Apart from the music there was also dancing. We know the king threw some real shapes that day. David was leaping and dancing about in his white tunic.

And there was a barbecue of roast meats.

They really knew how to hold a party.

Although the music has changed the words have remained unchanged. They have passed through various translations into many languages over time and of course the one the choir sang to us tonight is Coverdale’s translation into the English of his day from the Latin version that was in use in 1535.

So what of the content of this psalm?

Well, we can note the repeating of things three times. At the very beginning of the psalm the word “sing” is used three times, and a little further on the word “ascribe” is also used three times.

Today often in our own worship we repeat things three times – “Holy, Holy, Holy”; and often composers of music repeat a line three times. There is something that is quite basic and satisfying about that, and it’s here also. A tradition that we have inherited from way back then.

But what are we to sing?
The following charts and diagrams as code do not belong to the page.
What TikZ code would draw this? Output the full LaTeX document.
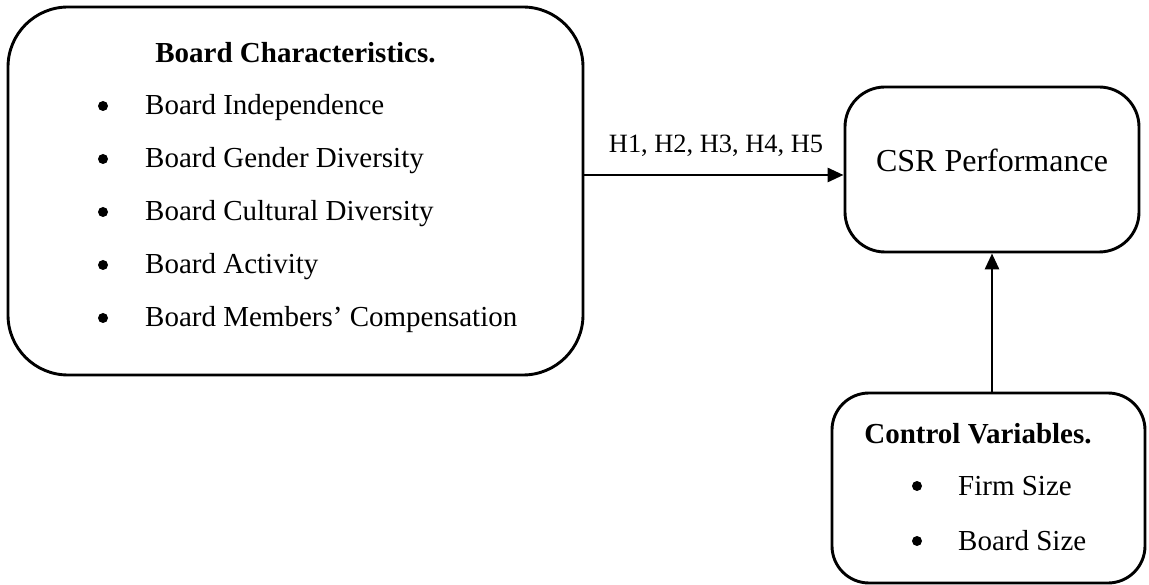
\documentclass[tikz,border=0pt]{standalone}
\usepackage{fontspec}
\setmainfont{Liberation Serif}
\usetikzlibrary{arrows.meta}
\begin{document}
\begin{tikzpicture}[x=1pt,y=-1pt,
  box/.style={draw,line width=2.9pt,rounded corners=#1,inner sep=0pt},
  txt/.style={inner sep=0pt,font=\fontsize{29}{34}\selectfont},
  ttl/.style={txt,font=\fontsize{29}{34}\selectfont\bfseries,anchor=base},
  itm/.style={txt,anchor=base west},
  bul/.style={circle,fill=black,inner sep=0pt,minimum size=10pt},
  conn/.style={line width=2.9pt,-{Triangle[length=16pt,width=14pt]}}]
\useasboundingbox (0,0) rectangle (1149,585);
% boxes
\node[box=60pt,minimum width=575pt,minimum height=368pt] (lb) at (295.5,191) {};
\node[box=40pt,minimum width=294pt,minimum height=165pt] (csr) at (992,169.5) {};
\node[box=37pt,minimum width=313pt,minimum height=190pt] (ctrl) at (988.5,488) {};
% left box texts
\node[ttl] (t1) at (295.5,63) {Board Characteristics.};
\foreach \y/\s [count=\i] in {115/Board Independence,168/Board Gender Diversity,221/Board Cultural Diversity,274/Board Activity,327/Board Members’ Compensation}{
  \node[bul] (b\i) at (103,\y-9) {};
  \node[itm] (i\i) at (145,\y) {\s};
}
% CSR text
\node[inner sep=0pt,anchor=base,font=\fontsize{32}{38}\selectfont] (ct) at (992,172) {CSR Performance};
% control texts
\node[ttl] (t2) at (978,443) {Control Variables.};
\node[bul] (cb1) at (917,486) {};
\node[itm] (ci1) at (958,495) {Firm Size};
\node[bul] (cb2) at (917,541) {};
\node[itm] (ci2) at (958,550) {Board Size};
% connectors
\coordinate (a) at (0,175);
\draw[conn] (lb.east |- a) -- (csr.west |- a);
\node[inner sep=0pt,anchor=base,font=\fontsize{26.4}{31}\selectfont] (h) at (716,153) {H1, H2, H3, H4, H5};
\draw[conn] (ctrl.north -| csr.south) -- (csr.south);
\end{tikzpicture}
\end{document}
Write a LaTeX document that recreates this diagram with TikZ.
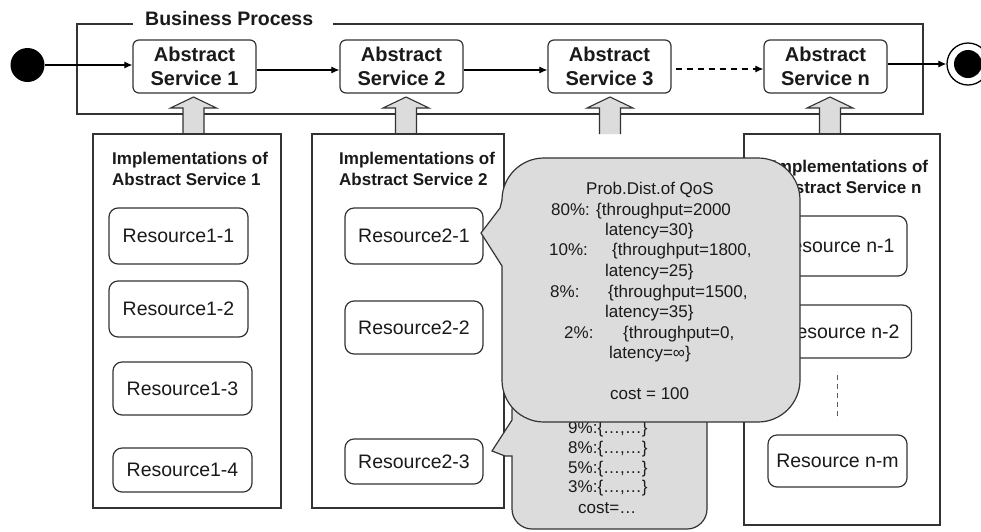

Three “sings”: three things.

First, we are told to sing a new song. And this was on that occasion a brand new song. I am very encouraged that in our worship here, we often sing new songs – sometimes new words but more often new music. Much of our music this evening has been written by 3 women who are all our contemporaries and most of them significantly younger than many of us. The music for the introit the choir sang as the service began was composed last year by Lucy Walker, who is 25 years old; the preces by Joanna Forbes L’Estrange who is all of 52; and the canticles by Dobrinca Tabakova who is 43.

So this psalm is a real encouragement to us constantly to go on finding new ways of expressing our worship to God. The song remains the same, but it needs to be ever renewed.

But secondly – the second “sing” – the psalm invites the whole earth, all creation, to sing to God. You may remember a few weeks ago on Palm Sunday we were remined that when the religious leaders told Jesus to stop the people singing his praises, he said that if they stopped the very stones would cry out. And as we walk around the city, especially at this time of year when the trees and shrubs are coming alive with that lovely fresh greenness – we can see perhaps a small part of the whole earth singing its praise to the God who made and sustains it all.

And of course the anthem was just about that, about when the winter is ended and all things begin to come alive again. And so the whole of creation is to and does sing to God.

But the third “sing” is what should be at the very centre of all our singing and praise – namely the salvation God has given us. For David and his choir that was focussed very much on God saving them from slavery in Egypt. For us it is the salvation we celebrate in this season of Easter, when through his death and rising Jesus has shown that Good Friday is never the end. Through his dying and rising Jesus has enabled us to have God’s life within us; to know God as our Father – Abba, our Daddy. In a moment we shall be singing about how Judah’s Lion burst his chains and crushed the serpent’s head, and how He is now triumphant in glory, ruling over everything. This is the very heart of the gospel and should always be at the heart of our worship.

Then there is another strand finally to this psalm which again should always be at the heart of worship – there is only one true God – the God who made everything. Coverdale says “as for all the gods of the heathen they are but idols”. These gods with a small “g” might be things, objects, images, but they may be ideas. There are so many things that we can see as being in control of our lives and to whose laws we must submit. The psalm says that all these things are “idols”, the word literally means, and in other places is translated: “worthless”. So our worship should always bring us to know in our hearts that there are no other people, principles, or powers that are to rule our lives; they are worth nothing compared with living as the children of the one true God.

So we are told three times to ascribe worship and honour to God and to stand in awe of this God. Ultimately again that is what all our worship is about. The introduction to our service booklet says this service immerses us in scripture which spoken and sung gives us time and space to lose ourselves in prayer and come closer to God.